To study how tipping varies over the day for Manhattan trips, I need to extract time information from the pickup timestamp and flag weekday versus weekend rides.

In this step I:

- Use `tpep_pickup_datetime` to create:
  - `pickup_hour` (0–23)
  - `pickup_dayofweek` (0 = Monday, …, 6 = Sunday)
- Define a boolean `is_weekend` indicator (Saturday and Sunday).

These time variables are the foundation for the main visualization in the next step, where I plot the average tip percentage by pickup hour, with separate lines for weekday and weekend trips. In Step 6, I also restrict the analysis to hours that appear in both weekday and weekend data to make the comparison fair.



In [172]:
# Ensure pickup datetime is a proper datetime
df_tips_manhattan["tpep_pickup_datetime"] = pd.to_datetime(
    df_tips_manhattan["tpep_pickup_datetime"],
    errors="coerce"
)

# Extract hour (0–23)
df_tips_manhattan["pickup_hour"] = df_tips_manhattan["tpep_pickup_datetime"].dt.hour

# Day of week (Monday = 0 ... Sunday = 6)
df_tips_manhattan["pickup_dayofweek"] = df_tips_manhattan["tpep_pickup_datetime"].dt.dayofweek

# Weekend flag
df_tips_manhattan["is_weekend"] = df_tips_manhattan["pickup_dayofweek"].isin([5, 6])


### Step 6

**Visualize tipping patterns by hour of day**

To get a clearer view of smaller differences in average tipping, I switch to an hourly view.

In this step I:

- First restrict the data to pickup hours that appear in both weekday and weekend trips, so that the comparison is based on a shared set of hours.
- Compute the average `tip_pct` for each pickup hour in this shared set, separately for weekday and weekend trips.
- Create a line chart of average `tip_pct` vs. `pickup_hour`, with two lines:
  - one for weekday rides
  - one for weekend rides
- Use this chart to see whether there are specific times of day (for example, late evening or night) when weekend tipping is consistently higher than weekday tipping, or whether the two lines largely overlap.

This hourly line plot makes it easier to spot subtle patterns in tipping behavior over the course of the day for Manhattan yellow taxi trips in January 2023, while ensuring that weekday and weekend averages are compared over the same pickup hours.



In [173]:
import plotly.express as px

# Start from the Manhattan subset with tip_pct and time variables
tmp = df_tips_manhattan.dropna(subset=["tip_pct", "pickup_hour", "is_weekend"]).copy()

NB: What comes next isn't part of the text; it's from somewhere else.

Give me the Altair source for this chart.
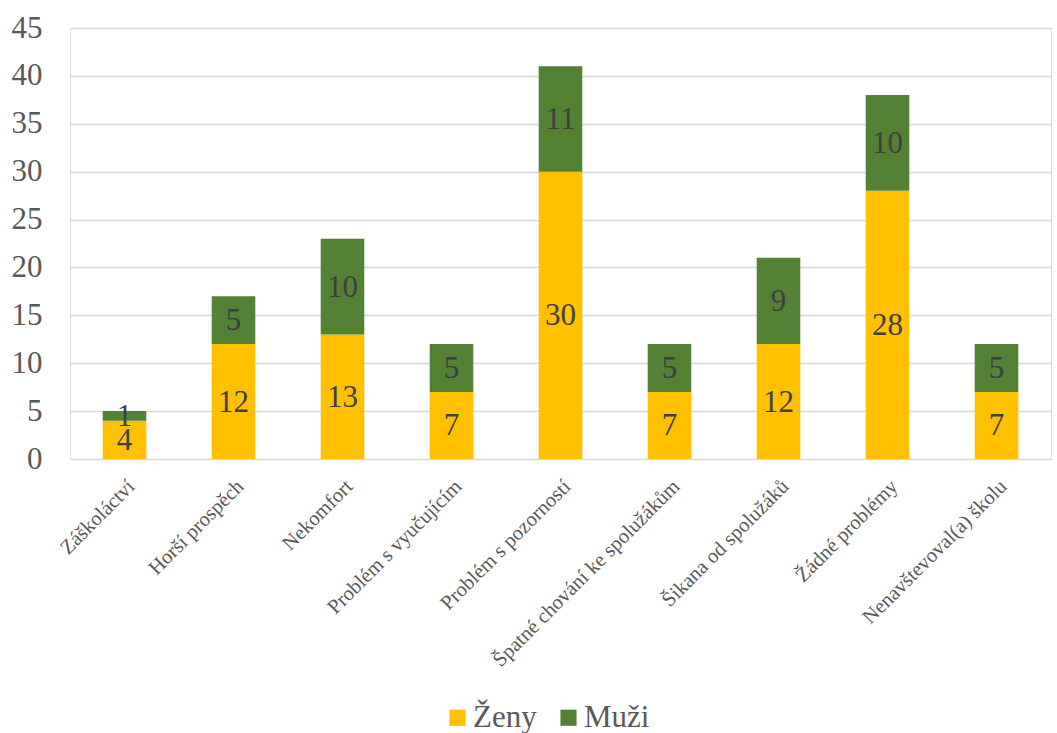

# Find hours that actually appear for weekdays and weekends
weekday_hours = set(tmp.loc[~tmp["is_weekend"], "pickup_hour"].unique())
weekend_hours = set(tmp.loc[tmp["is_weekend"], "pickup_hour"].unique())

# Intersection = hours that exist in BOTH groups
common_hours = sorted(weekday_hours & weekend_hours)
print("Common hours (used in plot):", common_hours)

# Keep only those common hours
tmp = tmp[tmp["pickup_hour"].isin(common_hours)]

# Group by weekend flag + hour to get average tip_pct
hourly = (
    tmp
    .groupby(["is_weekend", "pickup_hour"], as_index=False)["tip_pct"]
    .mean()
)

# Friendly label for plotting
hourly["day_type"] = hourly["is_weekend"].map({False: "Weekday", True: "Weekend"})

# Line chart: average tip_pct by pickup_hour, weekday vs weekend
fig_line = px.line(
    hourly,
    x="pickup_hour",
    y="tip_pct",
    color="day_type",
    markers=True,
    labels={
        "pickup_hour": "Pickup hour (0–13)",
        "tip_pct": "Average tip percentage (tip_amount / fare_amount)",
        "day_type": "",
    },
    title="Average tip percentage by hour of day (Manhattan pickups, Jan 2023)",
)

fig_line.show()


Common hours (used in plot): [np.int32(0), np.int32(1), np.int32(2), np.int32(3), np.int32(4), np.int32(5), np.int32(6), np.int32(7), np.int32(8), np.int32(9), np.int32(10), np.int32(11), np.int32(12), np.int32(13)]


### Conclusion


The final hourly line chart shows that:

- **Weekend tipping is consistently higher than weekday tipping**, even though  
- **Both weekday and weekend lines follow a very similar pattern across hours 0–13**, rising and falling in almost the same shape.

In other words, riders tend to tip more on weekends than on weekdays, but the way tips change over the course of the day looks broadly similar for both groups. This supports the hypothesis that weekend trips are associated with higher tipping, while suggesting that time-of-day patterns in tipping are structurally similar across weekdays and weekends.